The development of methods for production of a radiotracer for use in human studies with positron emission tomography (PET) is often a time-consuming process of optimizing radiolabelling yields and handling procedures. Sometimes the radiotracer is not the original drug, but rather a derivative with unknown in vivo pharmacological properties. We have developed a fast and simple method of testing putative new PET tracers in vivo in small animals. The procedure has been validated in rats with different PET tracers with known kinetic and pharmacological properties ([2-18F]2-fluoro-2-deoxy-d-glucose, [ N-methyl-11C]Ro 15-1788, and [15O]butanol). The tracer concentration in arterial blood was continuously measured to obtain the brain input function. Following image reconstruction of the scans, time–activity curves of selected regions of interest were generated.
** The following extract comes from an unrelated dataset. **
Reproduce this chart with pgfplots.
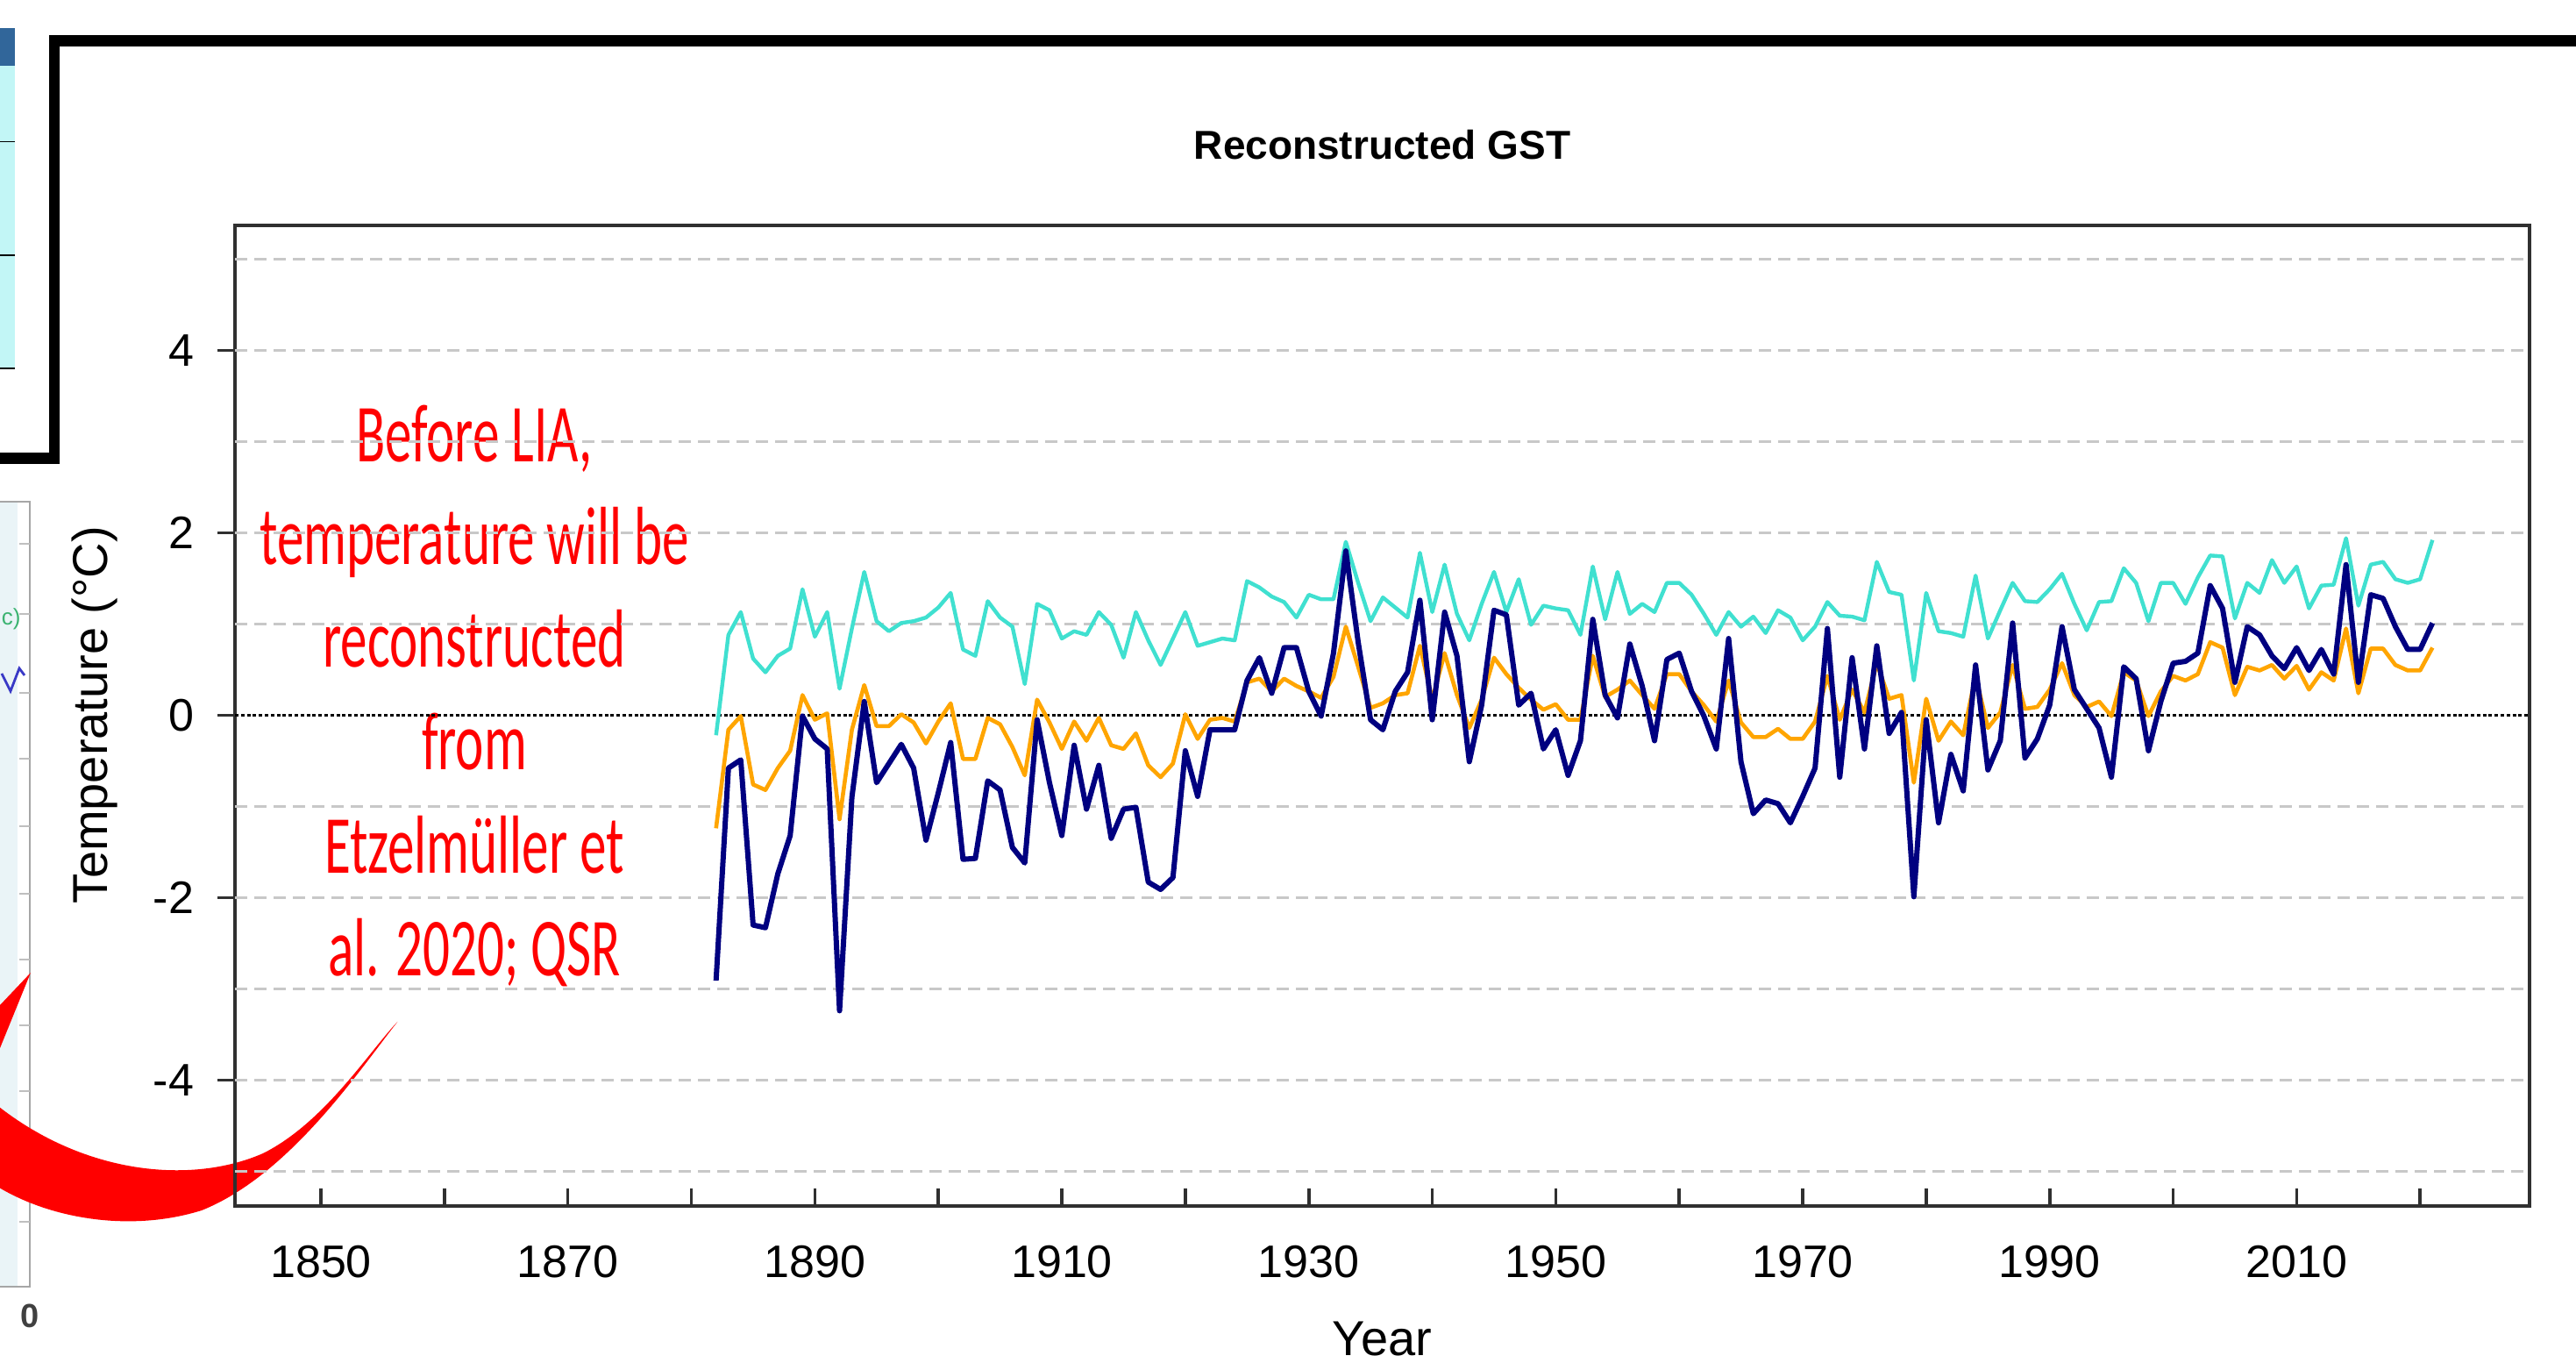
\documentclass[border=0pt]{standalone}
\usepackage{pgfplots}
\pgfplotsset{compat=1.18}
\usepackage{pgfplotstable}
\usepackage{fontspec}
\setmainfont{Liberation Sans}
\newfontfamily\redfont{Carlito}
\definecolor{cturq}{HTML}{40E0D0}
\definecolor{corange}{HTML}{FFA500}
\definecolor{cnavy}{HTML}{000080}
\definecolor{axgray}{HTML}{303030}
\definecolor{gridgray}{HTML}{C8C8C8}
\definecolor{hdrblue}{HTML}{31669A}
\definecolor{cellcyan}{HTML}{C2F6F6}
\definecolor{panelbg}{HTML}{EAF4F7}
\definecolor{cgreen}{HTML}{3CB371}

\pgfplotstableread{
year c o n
1882 -0.22 -1.24 -2.91
1883 0.88 -0.16 -0.58
1884 1.13 -0.01 -0.49
1885 0.62 -0.76 -2.30
1886 0.47 -0.82 -2.33
1887 0.65 -0.58 -1.74
1888 0.73 -0.39 -1.32
1889 1.38 0.22 -0.01
1890 0.86 -0.05 -0.26
1891 1.13 0.02 -0.37
1892 0.29 -1.14 -3.24
1893 0.95 -0.16 -0.90
1894 1.57 0.33 0.15
1895 1.03 -0.12 -0.74
1896 0.92 -0.12 -0.53
1897 1.01 0.01 -0.32
1898 1.03 -0.08 -0.58
1899 1.07 -0.31 -1.37
1900 1.18 -0.07 -0.85
1901 1.34 0.13 -0.30
1902 0.72 -0.48 -1.58
1903 0.65 -0.48 -1.57
1904 1.25 -0.03 -0.72
1905 1.07 -0.10 -0.82
1906 0.97 -0.35 -1.45
1907 0.34 -0.66 -1.62
1908 1.22 0.17 -0.05
1909 1.15 -0.08 -0.74
1910 0.84 -0.37 -1.32
1911 0.92 -0.07 -0.33
1912 0.88 -0.28 -1.03
1913 1.13 -0.03 -0.55
1914 0.99 -0.33 -1.35
1915 0.63 -0.37 -1.03
1916 1.13 -0.20 -1.01
1917 0.82 -0.55 -1.83
1918 0.55 -0.68 -1.91
1919 0.84 -0.53 -1.78
1920 1.13 0.01 -0.39
1921 0.76 -0.26 -0.89
1922 0.80 -0.05 -0.16
1923 0.84 -0.03 -0.16
1924 0.82 -0.07 -0.16
1925 1.47 0.36 0.38
1926 1.40 0.40 0.63
1927 1.30 0.26 0.24
1928 1.24 0.40 0.74
1929 1.07 0.32 0.74
1930 1.32 0.26 0.26
1931 1.27 0.19 -0.01
1932 1.27 0.42 0.68
1933 1.90 0.97 1.80
1934 1.45 0.53 0.80
1935 1.03 0.08 -0.05
1936 1.29 0.13 -0.16
1937 1.18 0.22 0.26
1938 1.07 0.24 0.47
1939 1.78 0.76 1.26
1940 1.13 0.17 -0.05
1941 1.65 0.68 1.13
1942 1.11 0.22 0.65
1943 0.82 -0.14 -0.51
1944 1.22 0.17 0.11
1945 1.57 0.63 1.15
1946 1.13 0.45 1.10
1947 1.49 0.30 0.11
1948 0.99 0.17 0.24
1949 1.20 0.06 -0.37
1950 1.17 0.12 -0.16
1951 1.15 -0.05 -0.66
1952 0.88 -0.05 -0.28
1953 1.63 0.65 1.05
1954 1.05 0.20 0.22
1955 1.57 0.28 -0.03
1956 1.11 0.38 0.78
1957 1.22 0.22 0.32
1958 1.13 0.07 -0.28
1959 1.45 0.45 0.61
1960 1.45 0.45 0.68
1961 1.32 0.26 0.26
1962 1.11 0.11 -0.01
1963 0.88 -0.07 -0.37
1964 1.13 0.38 0.84
1965 0.97 -0.08 -0.51
1966 1.08 -0.24 -1.08
1967 0.90 -0.24 -0.93
1968 1.15 -0.15 -0.97
1969 1.07 -0.26 -1.18
1970 0.82 -0.26 -0.89
1971 0.97 -0.07 -0.58
1972 1.24 0.43 0.95
1973 1.09 -0.05 -0.68
1974 1.08 0.28 0.63
1975 1.04 0.03 -0.37
1976 1.68 0.57 0.76
1977 1.35 0.18 -0.20
1978 1.32 0.22 0.03
1979 0.38 -0.74 -1.99
1980 1.34 0.18 -0.05
1981 0.92 -0.28 -1.18
1982 0.90 -0.07 -0.43
1983 0.86 -0.22 -0.83
1984 1.53 0.43 0.55
1985 0.84 -0.14 -0.60
1986 1.15 0.03 -0.28
1987 1.45 0.55 1.01
1988 1.25 0.07 -0.47
1989 1.24 0.09 -0.26
1990 1.38 0.28 0.11
1991 1.55 0.57 0.97
1992 1.22 0.22 0.28
1993 0.93 0.09 0.07
1994 1.24 0.15 -0.14
1995 1.25 -0.01 -0.68
1996 1.61 0.47 0.53
1997 1.45 0.38 0.40
1998 1.03 -0.01 -0.39
1999 1.45 0.26 0.15
2000 1.45 0.43 0.57
2001 1.22 0.38 0.59
2002 1.51 0.45 0.68
2003 1.75 0.80 1.42
2004 1.74 0.74 1.17
2005 1.06 0.22 0.36
2006 1.45 0.53 0.97
2007 1.34 0.49 0.88
2008 1.70 0.55 0.65
2009 1.45 0.40 0.51
2010 1.63 0.54 0.74
2011 1.17 0.28 0.49
2012 1.42 0.47 0.72
2013 1.43 0.38 0.45
2014 1.94 0.95 1.65
2015 1.20 0.24 0.36
2016 1.65 0.73 1.32
2017 1.68 0.73 1.28
2018 1.49 0.55 0.97
2019 1.45 0.49 0.72
2020 1.49 0.49 0.72
2021 1.92 0.74 1.01
}\gst

\begin{document}
\begin{tikzpicture}
\useasboundingbox (0,0) rectangle (734.5pt,388.5pt);
% ---------- decorations and texts, in pixel units measured from the top left
\begin{scope}[shift={(0pt,388.5pt)}, x=0.25pt, y=-0.25pt]
  % piece of the neighbouring table
  \fill[hdrblue] (0,32.5) rectangle (17,74.6);
  \fill[cellcyan] (0,74.6) rectangle (17,420);
  \draw[black, line width=0.3pt] (0,161.5) -- (17,161.5) (0,291) -- (17,291) (0,420) -- (17,420);
  % black frame
  \draw[black, line width=3.2pt, line join=miter] (-10,522.5) -- (62,522.5) -- (62,46.5) -- (2950,46.5);
  % piece of the neighbouring panel
  \fill[panelbg] (0,572) rectangle (20,1466);
  \draw[gray!70, line width=0.5pt] (0,572) -- (34,572) -- (34,1467) -- (0,1467);
  \foreach \yy in {620,700,790,865,942,1019,1094,1169,1244,1318,1393} \draw[gray!50, line width=0.4pt] (22,\yy) -- (34,\yy);
  \node[text=cgreen, font=\fontsize{6.5}{8}\selectfont, anchor=west, inner sep=0pt] at (1,706) {c)};
  \draw[blue!55!gray, line width=0.7pt] (2,768) -- (12,788) -- (22,762) -- (28,770);
  \node[text=darkgray, font=\bfseries\fontsize{9.5}{11}\selectfont] at (34.5,1500) {0};
  % red curved arrow
  \fill[red] (0,1146) -- (35,1109) -- (0,1195) -- cycle;
  \fill[red] (0,1262.8) .. controls (100,1340) and (220,1350) .. (300,1315)
     .. controls (370,1280) and (420,1200) .. (453.5,1164.8)
     .. controls (410,1220) and (330,1340) .. (230,1380)
     .. controls (150,1405) and (60,1390) .. (0,1354.6) -- cycle;
  % titles
  \node[font=\bfseries\fontsize{11.5}{13}\selectfont, anchor=base] at (1576.5,182) {Reconstructed GST};
  \node[font=\fontsize{14}{16}\selectfont, anchor=base] at (1576.5,1546) {Year};
  \node[font=\fontsize{14}{16}\selectfont, rotate=90] at (108,815) {Temperature (°C)};
  % red annotation
  \foreach \txt/\yy in {{Before LIA,}/527, {temperature will be}/644, {reconstructed}/761, {from}/878, {Etzelmüller et}/996, {al. 2020; QSR}/1113}
    \node[text=red, font=\redfont\fontsize{23.5}{28}\selectfont, anchor=base, xscale=0.65, inner sep=0pt] at (541,\yy) {\txt};
\end{scope}

\begin{axis}[
  at={(67pt,44.75pt)}, anchor=south west,
  scale only axis, width=654.25pt, height=279.55pt,
  xmin=1843.04, xmax=2028.86, ymin=-5.38, ymax=5.37,
  axis line style={axgray, line width=0.9pt},
  every tick/.style={axgray, line width=0.9pt},
  xtick align=inside, ytick align=outside,
  major tick length=5pt,
  xtick pos=bottom, ytick pos=left,
  xtick={1850,1860,...,2020},
  xticklabels={1850,,1870,,1890,,1910,,1930,,1950,,1970,,1990,,2010,},
  ytick={-4,-2,0,2,4},
  yticklabels={-4,-2,0,2,4},
  tick label style={font=\fontsize{13}{15}\selectfont},
  xticklabel style={anchor=base, yshift=-20.5pt},
  yticklabel style={anchor=east, inner sep=0pt, xshift=-6.5pt},
  clip=false,
]
\pgfplotsinvokeforeach{-5,-4,-3,-2,-1,1,2,3,4,5}{
  \draw[gridgray, line width=0.7pt, dash pattern=on 3.5pt off 2pt] (axis cs:1843.04,#1) -- (axis cs:2028.86,#1);
}
\draw[black, line width=0.6pt, dash pattern=on 1pt off 0.7pt] (axis cs:1843.04,0) -- (axis cs:2028.86,0);
\addplot[cturq, line width=1.1pt, line join=round] table[x=year, y=c] {\gst};
\addplot[corange, line width=1.15pt, line join=round] table[x=year, y=o] {\gst};
\addplot[cnavy, line width=1.5pt, line join=round] table[x=year, y=n] {\gst};
\end{axis}
\end{tikzpicture}
\end{document}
Estimations of CMRglc (1.0 ± 0.2 μmol g−1 min−1), CBF (1.4 ± 0.4 ml g−1 min−1) and transport rate constants for [ N-methyl-11C]Ro 15-1788 (K1 = 0.44 ± 0.01 ml g−1 min−1 and k2 = 0.099 ± 0.005 min−1) as well as calculated first pass extraction (0.32 ±0.1) are in reasonable agreement with literature values. Small animal studies require minimal amounts of radioactivity and can be performed without sterility and toxicology tests. They may serve as a preliminary basis for radiation safety calculations because whole body scans can be performed even with a head scanner. The major advantage of this procedure in comparison to ex vivo autoradiography is that very few experiments are necessary to reliably determine the properties of the blood–brain barrier transport of the radiotracer and the possible whole brain receptor binding characteristics.